Чем яснее восставала перед Пушкиным картина деятельности Петра, тем сильнее укреплялось его представление о гениальном императоре, как об олицетворении страшной бури, сметающей перед собой, без выбора и сожаления, все, что ни встречается на пути. Типу людей Александровской эпохи, каким несомненно был Пушкин, казалось тяжелым бременем даже и благодарность за великие отечественные подвиги, если они совершены с помощью крутых, и нравственно-оскорбительных мер. Еще менее расположен был Пушкин, по личному характеру своему, оправдывать реформы, которые шли наперекор некоторым существенным, народным особенностям и возмущался ими, когда они не оставляли в покое частного, безвредного убеждения, или грубо затрагивали наивные, простосердечные верования. Сквозь призму своего установившегося воззрения на Петра I Пушкин видел или думал, что видит двойное лицо — гениального создателя государства и старый восточный тип «бича Божия».
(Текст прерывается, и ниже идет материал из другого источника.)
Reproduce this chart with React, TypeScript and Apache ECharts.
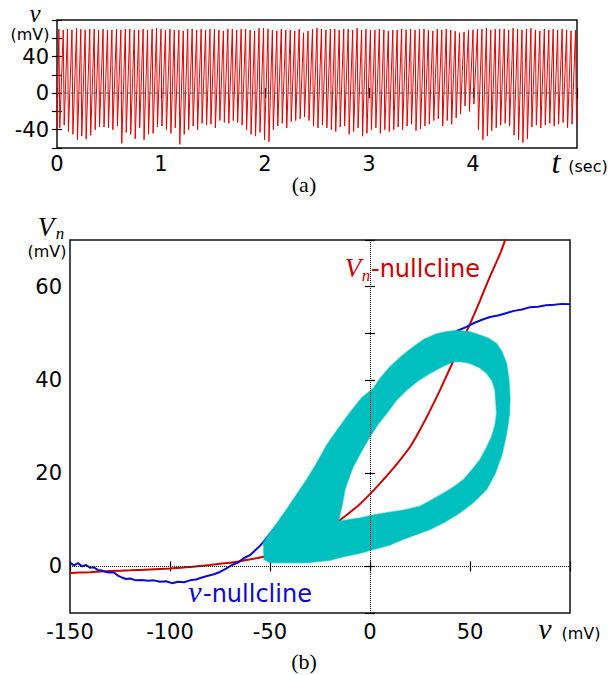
import React, { useEffect, useRef } from 'react';
import * as echarts from 'echarts';

// ---------- Panel (a): spike train ----------
const spikeTimes = [
  0.018, 0.060, 0.101, 0.144, 0.188, 0.229, 0.271, 0.315, 0.358, 0.400,
  0.443, 0.486, 0.528, 0.572, 0.614, 0.657, 0.700, 0.743, 0.786, 0.828,
  0.871, 0.915, 0.957, 1.000, 1.043, 1.086, 1.128, 1.172, 1.214, 1.257,
  1.300, 1.343, 1.386, 1.429, 1.471, 1.514, 1.557, 1.600, 1.643, 1.686,
  1.728, 1.771, 1.814, 1.857, 1.900, 1.943, 1.986, 2.029, 2.071, 2.114,
  2.157, 2.200, 2.243, 2.286, 2.329, 2.371, 2.414, 2.457, 2.500, 2.543,
  2.586, 2.629, 2.671, 2.714, 2.757, 2.800, 2.843, 2.886, 2.929, 2.971,
  3.014, 3.057, 3.100, 3.143, 3.186, 3.229, 3.271, 3.314, 3.357, 3.400,
  3.443, 3.486, 3.529, 3.571, 3.614, 3.657, 3.700, 3.743, 3.786, 3.829,
  3.871, 3.914, 3.957, 4.000, 4.043, 4.086, 4.129, 4.171, 4.214, 4.257,
  4.300, 4.343, 4.386, 4.429, 4.471, 4.514, 4.557, 4.600, 4.643, 4.686,
  4.729, 4.771, 4.814, 4.857, 4.900, 4.943, 4.986,
];
const spikePeaks = [
  70, 69, 70, 69, 71, 70, 69, 70, 70, 69,
  70, 69, 69, 70, 69, 70, 70, 69, 69, 70,
  69, 70, 71, 70, 69, 70, 69, 69, 68, 70,
  70, 69, 70, 69, 70, 70, 69, 68, 70, 70,
  69, 70, 70, 69, 68, 71, 71, 70, 69, 68,
  70, 69, 69, 68, 70, 66, 68, 70, 71, 70,
  69, 70, 70, 69, 70, 70, 69, 71, 69, 70,
  69, 69, 70, 69, 68, 69, 69, 70, 69, 70,
  69, 70, 70, 69, 68, 70, 69, 70, 69, 68,
  66, 67, 69, 69, 70, 70, 71, 69, 70, 70,
  70, 69, 71, 70, 69, 70, 71, 69, 68, 70,
  69, 70, 69, 70, 69, 68, 69,
];
const spikeTroughs = [
  -38, -35, -42, -45, -51, -47, -50, -46, -40, -37,
  -37, -38, -40, -36, -55, -43, -45, -50, -38, -51,
  -45, -44, -37, -36, -40, -44, -38, -56, -45, -40,
  -36, -40, -33, -35, -34, -38, -30, -32, -33, -30,
  -32, -35, -40, -45, -47, -43, -51, -53, -40, -36,
  -33, -38, -31, -30, -28, -26, -30, -36, -38, -35,
  -38, -40, -42, -37, -36, -45, -42, -38, -47, -44,
  -40, -38, -44, -40, -42, -40, -37, -40, -36, -34,
  -41, -39, -36, -34, -30, -28, -36, -30, -34, -27,
  -23, -14, -20, -12, -40, -51, -47, -41, -38, -35,
  -33, -36, -46, -51, -54, -50, -37, -35, -38, -35,
  -33, -36, -34, -32, -38, -34, -31,
];
const traceStart = [0, -40];
const topYLabels = [-40, 0, 40];
const topXLabels = [0, 1, 2, 3, 4];

// ---------- Panel (b): nullclines ----------
const redV = [-150, -140, -130, -120, -110, -100, -90, -80, -70, -65, -60, -55, -50, -40, -30, -20, -16.7, -10, -5, 0, 5, 10, 15, 20, 25, 30, 35, 40, 45, 50, 55, 60, 65, 68];
const redVn = [-1.4, -1.25, -1.0, -0.85, -0.65, -0.45, -0.15, 0.3, 0.8, 1.1, 1.5, 1.9, 2.4, 3.6, 5.2, 7.5, 9.3, 11.6, 13.4, 15.5, 17.8, 20.2, 22.8, 25.6, 29.3, 33.4, 37.8, 42.5, 47.2, 52, 57, 62.2, 67, 70.5];

const blueV = [
  -150, -148, -146, -144, -142, -140, -138, -136, -134, -132,
  -130, -128, -126, -124, -122, -120, -117, -114, -111, -108,
  -105, -102, -99, -96, -93, -90, -87, -84, -81, -78,
  -75, -72, -69, -66, -63, -60, -57, -55, -53,
  -45, -35, -25, -15, -5, 5, 15, 25, 35, 41,
  44, 48, 52, 56, 60, 64, 68, 72, 76, 80, 84, 88, 92, 96, 100,
];
const blueVn = [
  0.8, 0.2, 0.7, 0.0, 0.3, -0.3, -0.2, -0.8, -0.9, -1.2,
  -1.3, -1.3, -2.0, -2.4, -2.7, -2.6, -3.0, -2.9, -3.1, -3.0,
  -3.3, -3.2, -3.6, -3.3, -3.4, -3.0, -2.8, -2.4, -2.0, -1.7,
  -1.2, -0.5, 0.3, 0.8, 1.8, 2.4, 3.6, 4.4, 5.4,
  9.6, 16, 22, 26, 31, 36, 40.5, 44.5, 48, 49.8,
  50.6, 51.3, 52.2, 52.9, 53.5, 53.8, 54.3, 54.8, 55.1, 55.6, 55.7, 56.0, 56.1, 56.3, 56.2,
];

// ---------- Panel (b): trajectory band (outer and inner edge) ----------
const bandOuterV = [-53, -50, -40, -31.7, -20, -15, -5, 1.7, 10, 16.7, 23, 30, 37, 45, 52, 58.3, 62.5, 66, 68.3, 69.7, 70, 69.5, 68.3, 66, 63.3, 59, 55, 50, 43.3, 38, 33.3, 27, 21.7, 16, 10, 5, 1.7, -4, -10, -16, -21.7, -27, -31.7, -37, -41.7, -46, -50, -53.3];
const bandOuterVn = [1.5, 0.8, 0.8, 0.8, 1.3, 1.9, 2.8, 3.6, 4.6, 5.8, 6.8, 7.9, 9.4, 11.5, 13.8, 16.5, 19.8, 24, 28.5, 32.5, 36, 40, 43.5, 46, 47.8, 49, 49.6, 50.3, 50.6, 50.3, 49.9, 48.7, 47.1, 45.2, 42.8, 40.3, 38.2, 36.2, 33, 29.5, 26, 21.9, 18.6, 15.2, 12.2, 9.6, 7.2, 5.1];
const bandInnerV = [-15.8, -14, -12.5, -10.5, -8.3, -4.5, 0, 4, 8.3, 13, 18.3, 24, 30, 36, 41.7, 46, 50, 54.5, 58.3, 61, 62.5, 63.3, 62.5, 60.8, 58, 55, 51, 46.7, 42, 36.7, 31, 25, 17, 8.3, 1.5, -5, -11, -15.8];
const bandInnerVn = [9.7, 13, 16.5, 19, 21.4, 24.5, 27.8, 30.5, 32.8, 35.5, 37.8, 39.8, 41.4, 42.8, 43.9, 43.9, 43.5, 42.7, 41.4, 39.8, 37.8, 32.8, 30.3, 27.8, 25.3, 22.9, 20.7, 18.6, 17.1, 15.7, 14.3, 12.9, 12.1, 11.5, 11, 10.4, 10, 9.7];
const bottomYLabels = [0, 20, 40, 60];

const SANS = '"DejaVu Sans", sans-serif';
const SERIF = '"Liberation Serif", "DejaVu Serif", serif';

function txt(x: number, y: number, text: string, font: string, fill = '#000', align = 'center', lineHeight?: number) {
  const style: any = { text, font, fill, align, textAlign: align, verticalAlign: 'middle', textVerticalAlign: 'middle' };
  if (lineHeight) style.lineHeight = lineHeight;
  return { type: 'text', x, y, silent: true, style };
}

export default function App() {
  const ref = useRef<HTMLDivElement>(null);
  useEffect(() => {
    document.body.style.margin = '0';
    const chart = echarts.init(ref.current!, null, { renderer: 'svg' });

    const trace: number[][] = [traceStart];
    const n = Math.min(spikeTimes.length, spikePeaks.length, spikeTroughs.length);
    for (let i = 0; i < n; i++) {
      trace.push([spikeTimes[i], spikePeaks[i]]);
      trace.push([spikeTimes[i] + 0.009, spikeTroughs[i]]);
    }
    const red = redV.map((v, i) => [v, redVn[i]]);
    const blue = blueV.map((v, i) => [v, blueVn[i]]);
    const outer = bandOuterV.map((v, i) => [v, bandOuterVn[i]]);
    const inner = bandInnerV.map((v, i) => [v, bandInnerVn[i]]);

    const tick = { show: true, inside: true, length: 5, lineStyle: { color: '#000', width: 1.2 } };
    const noLine = { show: false };
    const lab = (fmt: (v: number) => string, margin: number) => ({
      formatter: fmt,
      fontSize: 21,
      fontFamily: SANS,
      color: '#000',
      margin,
    });

    const option: any = {
      animation: false,
      backgroundColor: '#fff',
      grid: [
        { left: 57, top: 20, width: 520, height: 128, show: true, borderColor: '#111', borderWidth: 1.5, backgroundColor: 'transparent' },
        { left: 70, top: 240, width: 500, height: 373, show: true, borderColor: '#111', borderWidth: 1.5, backgroundColor: 'transparent' },
      ],
      xAxis: [
        { gridIndex: 0, type: 'value', min: 0, max: 5, interval: 1, position: 'bottom', axisLine: noLine, axisTick: tick, splitLine: noLine,
          axisLabel: lab((v) => (topXLabels.includes(v) ? String(v) : ''), 5) },
        { gridIndex: 0, type: 'value', min: 0, max: 5, interval: 1, position: 'top', axisLine: noLine, axisTick: tick, splitLine: noLine, axisLabel: { show: false } },
        { gridIndex: 1, type: 'value', min: -150, max: 100, interval: 50, position: 'bottom', axisLine: noLine, axisTick: tick, splitLine: noLine,
          axisLabel: lab((v) => (v === 100 ? '' : String(v)), 8) },
        { gridIndex: 1, type: 'value', min: -150, max: 100, interval: 50, position: 'top', axisLine: noLine, axisTick: tick, splitLine: noLine, axisLabel: { show: false } },
      ],
      yAxis: [
        { gridIndex: 0, type: 'value', min: -60, max: 80, interval: 20, position: 'left', axisLine: noLine, axisTick: tick, splitLine: noLine,
          axisLabel: lab((v) => (topYLabels.includes(v) ? String(v) : ''), 8) },
        { gridIndex: 0, type: 'value', min: -60, max: 80, interval: 20, position: 'right', axisLine: noLine, axisTick: tick, splitLine: noLine, axisLabel: { show: false } },
        { gridIndex: 1, type: 'value', min: -10, max: 70, interval: 10, position: 'left', axisLine: noLine, axisTick: tick, splitLine: noLine,
          axisLabel: lab((v) => (bottomYLabels.includes(v) ? String(v) : ''), 8) },
        { gridIndex: 1, type: 'value', min: -10, max: 70, interval: 10, position: 'right', axisLine: noLine, axisTick: tick, splitLine: noLine, axisLabel: { show: false } },
      ],
      series: [
        {
          type: 'line', xAxisIndex: 0, yAxisIndex: 0, data: trace, showSymbol: false, z: 2,
          lineStyle: { color: '#e60000', width: 1 },
          markLine: {
            silent: true, symbol: ['none', 'none'], label: { show: false },
            lineStyle: { color: 'rgba(90,90,90,0.75)', type: [4, 3], width: 1.5 },
            data: [{ yAxis: 0 }],
          },
        },
        {
          type: 'line', xAxisIndex: 2, yAxisIndex: 2, data: red, showSymbol: false, smooth: 0.2, z: 2,
          lineStyle: { color: '#cc0000', width: 2 },
          markLine: {
            silent: true, symbol: ['none', 'none'], label: { show: false },
            lineStyle: { color: '#000', type: 'dotted', width: 1 },
            data: [{ xAxis: 0 }, { yAxis: 0 }],
          },
        },
        {
          type: 'line', xAxisIndex: 2, yAxisIndex: 2, data: blue, showSymbol: false, z: 2,
          lineStyle: { color: '#0a0ad2', width: 2 },
        },
        {
          type: 'custom', xAxisIndex: 2, yAxisIndex: 2, z: 3, data: [[0, 0]],
          renderItem: (params: any, api: any) => {
            const pts: number[][] = [];
            outer.forEach((p) => pts.push(api.coord(p)));
            pts.push(api.coord(outer[0]));
            inner.forEach((p) => pts.push(api.coord(p)));
            pts.push(api.coord(outer[0]));
            return {
              type: 'polygon',
              shape: { points: pts },
              style: { fill: '#00bfbf', stroke: 'rgba(0,191,191,0.5)', lineWidth: 1.5, lineJoin: 'round' },
            };
          },
        },
      ],
      graphic: [
        txt(35, 13.5, 'v', `italic 25px ${SERIF}`),
        txt(30, 34, '(mV)', `16px ${SANS}`),
        txt(556, 162, 't', `italic 32px ${SERIF}`),
        txt(588, 166, '(sec)', `16px ${SANS}`),
        txt(304, 184, '(a)', `22px ${SERIF}`),
        txt(46, 227, 'V', `italic 27px ${SERIF}`, '#000', 'center', 22),
        txt(60, 233, 'n', `italic 17px ${SERIF}`, '#000', 'center', 12),
        txt(47, 251, '(mV)', `16px ${SANS}`, '#000', 'center', 16),
        txt(353, 268, 'V', `italic 27px ${SERIF}`, '#cc0000'),
        txt(366, 275, 'n', `italic 17px ${SERIF}`, '#cc0000'),
        txt(371, 269, '-nullcline', `24px ${SANS}`, '#cc0000', 'left'),
        txt(195, 591, 'v', `italic 30px ${SERIF}`, '#0a0ad2'),
        txt(203, 594, '-nullcline', `24px ${SANS}`, '#0a0ad2', 'left'),
        txt(545, 628, 'v', `italic 30px ${SERIF}`),
        txt(581, 633, '(mV)', `16px ${SANS}`),
        txt(304, 661, '(b)', `22px ${SERIF}`),
      ],
    };
    chart.setOption(option);
    return () => chart.dispose();
  }, []);
  return <div ref={ref} style={{ position: 'absolute', left: 0, top: 0, width: 609, height: 675, background: '#fff' }} />;
}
Рука Пушкина дрогнула... Великий поэт и историограф А.С. Пушкин так и умер, не отыскав способа примерить два совершенно противоположных требования (изобразить Петра согласно с своим пониманием его и не оскорбляя тех, кто ожидал безусловной «апофеозы преобразователя»).
 «Пушкин был, есть и будет единственным писателем, который мог своим божественным вдохновением проникнуть в гигантскую душу Петра, — уверенно оценивал творческие возможности Пушкина Александр Куприн в 1929 году в статье «Петр и Пушкин», — и понять, почувствовать ее сверхъестественные размеры. И в одном еще сходятся судьбы обоих великих людей, увы, уже после смерти. Память обоих загрязнена непроверенной клеветой. Участь героев».